Haphazard. That’s how Lori Rader-Day, an award-winning mystery writer, describes her writing process.

“I think that’s often a relief for aspiring authors to hear, that they too can be a bit of a mess and somehow get the work done,” Rader-Day said.


The Boone County native and author of four books (her fifth book is due out in early spring 2020) said she doesn’t really have set hours at the moment or any “real parameters other than trying to think about or work on the story a little bit every day.”

“I do ramp up my word count at some point, at which point I get very disciplined until it’s done,” she said. “But the discovery part of writing is what I love, and I like to take my time with that, and let the story unfold a bit.”

Aspiring writers and mystery fans have an opportunity to meet Rader-Day and learn more about the craft of writing and get their books signed at 7 p.m. May 30 at the Hussey-Mayfield Memorial Public Library.

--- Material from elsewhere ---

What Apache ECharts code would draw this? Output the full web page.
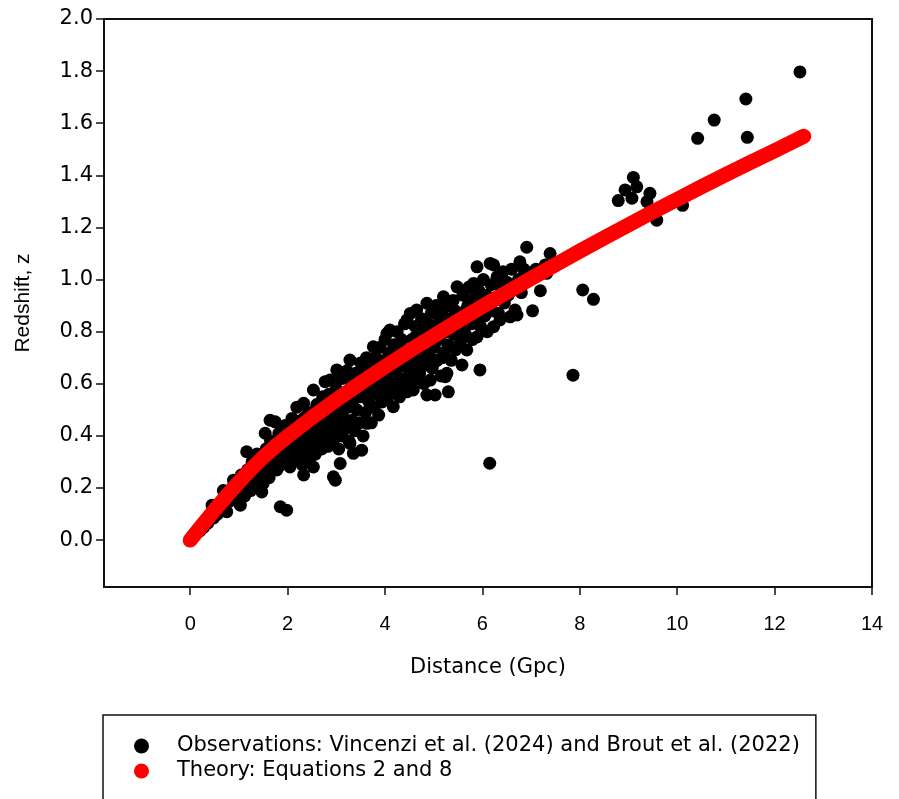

When it comes to advice for those who say they want to write a book, Rader-Day said she has bad news.

“To write a book, you have to … write a book,” she said. “There’s going to be some work involved. If you’re not into words or don’t want to spend most of your non-working hours on writing, or want to be happy, it’s probably best if you find a nice hobby. If writing and the self-induced difficulty of writing sounds pretty good, then I would tell you to read a lot, write a lot, find another beginning writer to share pages with and join a writers group or association to make friends and get access to things like guest authors or craft classes.”

Rader-Day is the recipient of the 2018 Anthony Award for Best Paperback Original, the 2016 Simon and Schuster Mary Higgins Clark Award, and the 2015 Anthony Award for Best First Novel.

“It helps you get taken seriously within the mystery writing community, and maybe a few new readers will find me because of the awards,” she said. “But yes, it does lend a certain pressure to each book now. Awards are like the cherry on top, though. I don’t write toward awards. I just write the stories I want to tell; it’s all I can do.”

Her latest book, Under a Dark Sky, is an Edgar Award nominee.

The Edgar Award is like the Oscar of crime fiction, so it’s a big deal, and a dream come true for me to be nominated. I hope it means that I’m writing the kinds of books that resonate with readers,” Rader-Day said. “And that my peers, at least, who are the judges of the Edgars, enjoyed the book. For me it means that I got to go to a fancy New York City party with hundreds of other crime writers, and have my name read in front of them. Exciting!”